REASONS FOR
ENTERING INTERNATIONAL MARKETS
1.
Domestic Market Saturated: Domestic markets are saturated and
there is pressure to raise sales and profits. Most companies have very
ambitious sales and profit targets. If such figures have to be realized,
companies have to move out of their domestic markets.
2.
Domestic Market are Small: Companies which have ambitions to
become big will have to look for bigger markets outside their boundaries.
3.
Slow Growth of Domestic Market: Domestic markets are growing slowly.
Most companies are no longer content to grow incrementally. If such companies
have to achieve high growth rates, they have to obtain some of their sales from
international markets.
4.
Suppliers follow their Customers
Internationally: In some
industries like advertising, customers want their suppliers to have
international presence so that suppliers can contribute in most of the markets
where the buyer is operating.

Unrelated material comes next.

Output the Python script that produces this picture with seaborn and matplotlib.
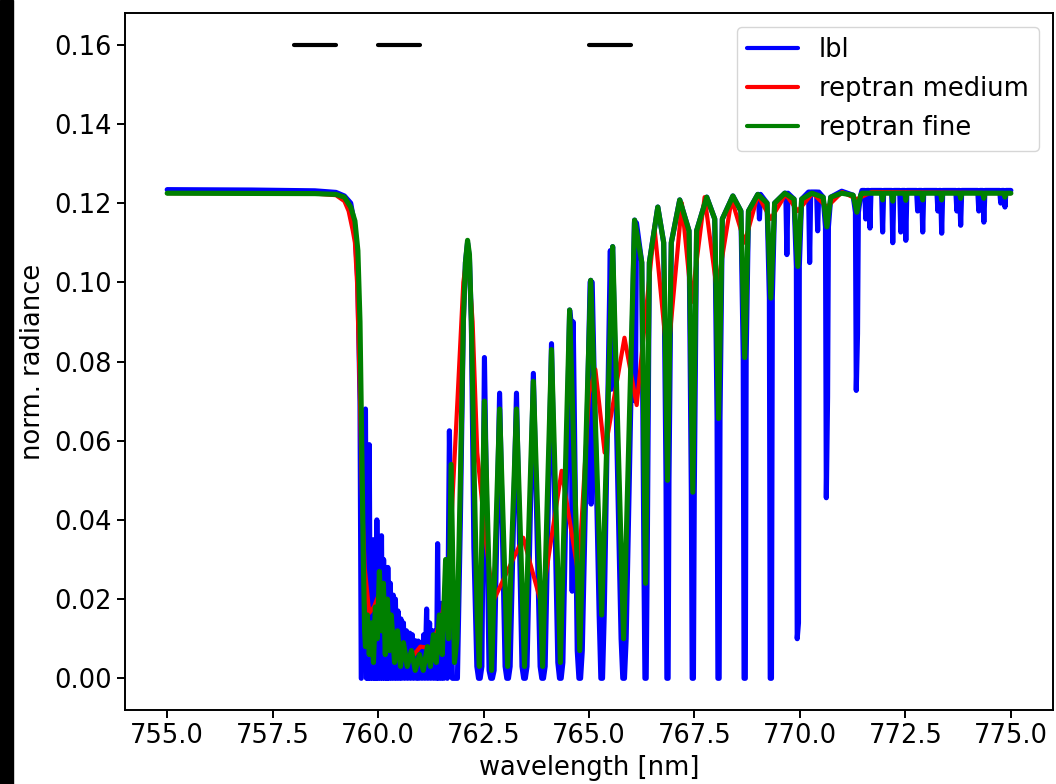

For instance, a multinational will choose an
advertising agency which has a presence in all the markets where the
multinational is selling its product. The customer does not want the hassle of
hiring a separate advertising agency for each of its markets. This process will
be replicated in more industries.
A multinational company seeking
materials and equipment’s would want its supplier to supply to all its
international manufacturing locations. The supplier is forced to develop
competencies and resources at many international locations to be able to serve
the international manufacturing locations of its buyer.
5. Competitive
Pressures: Some companies will have to move out of
their domestic markets when their competitors have done so, if they want to
maintain their market share. If the competitor is allowed to pursue its
international growth alone, the competitor is likely to plough back some of the
earnings from its international operations to the domestic market, making it
difficult for the companies which refrained from pursuing international
markets, to focus on the domestic market. In other cases, a domestic player
would start operations in the home country of its global competitor, to divert
the attention and resources of its competitor towards operations at home to
safeguard its home market.
6.
Attractive Cost Structures Globally: Developed markets have high cost
structures and companies may move their operations to regions and countries
where costs of production are lower. Once a company starts operating in a
geographical region, it becomes easier and profitable to market their products
in that area.
7.
Growth Rate and Potential: Countries and regions are at different
stages of development, and their growth rates and potential are different.
Companies do not like to concentrate all their efforts in limited regions and
want to spread out their risk. Such companies will look for markets which are
likely to behave differently from their existing ones in terms of economic
parameters like growth rate, size, affluence of customers, stage of market
development, etc.
A company would not like all its
markets to be under recession or inflation simultaneously, and would not like
all its markets to be in mature stage, or in growth stage. Having different
type of markets will make revenues and profits more consistent. The investment
requirements would also be more balanced.
Even if a company decides to
concentrate on its domestic market, it will not be allowed to pursue its goals
unhindered. Multinational companies will enter its market and make a dent in
its market share and profit. The company has no choice but to enter foreign
markets to maintain its market share and growth.
8.
Compete Successfully in Domestic Market: Companies are realizing that it is no
longer an option to stay put in one’s domestic market. The ability to compete
successfully in domestic markets will depend upon their ability to match the
resources and competencies of multinational companies, with whom they have to
compete in their domestic markets.
And once they decide to take on the
multinational companies on their home turf, they have to improve their
resources and competencies to be able to match those of the multinational
companies. They will also learn about the ways of operation of multinational
companies. This experience will be helpful when they have to protect their
domestic markets against the multinational companies.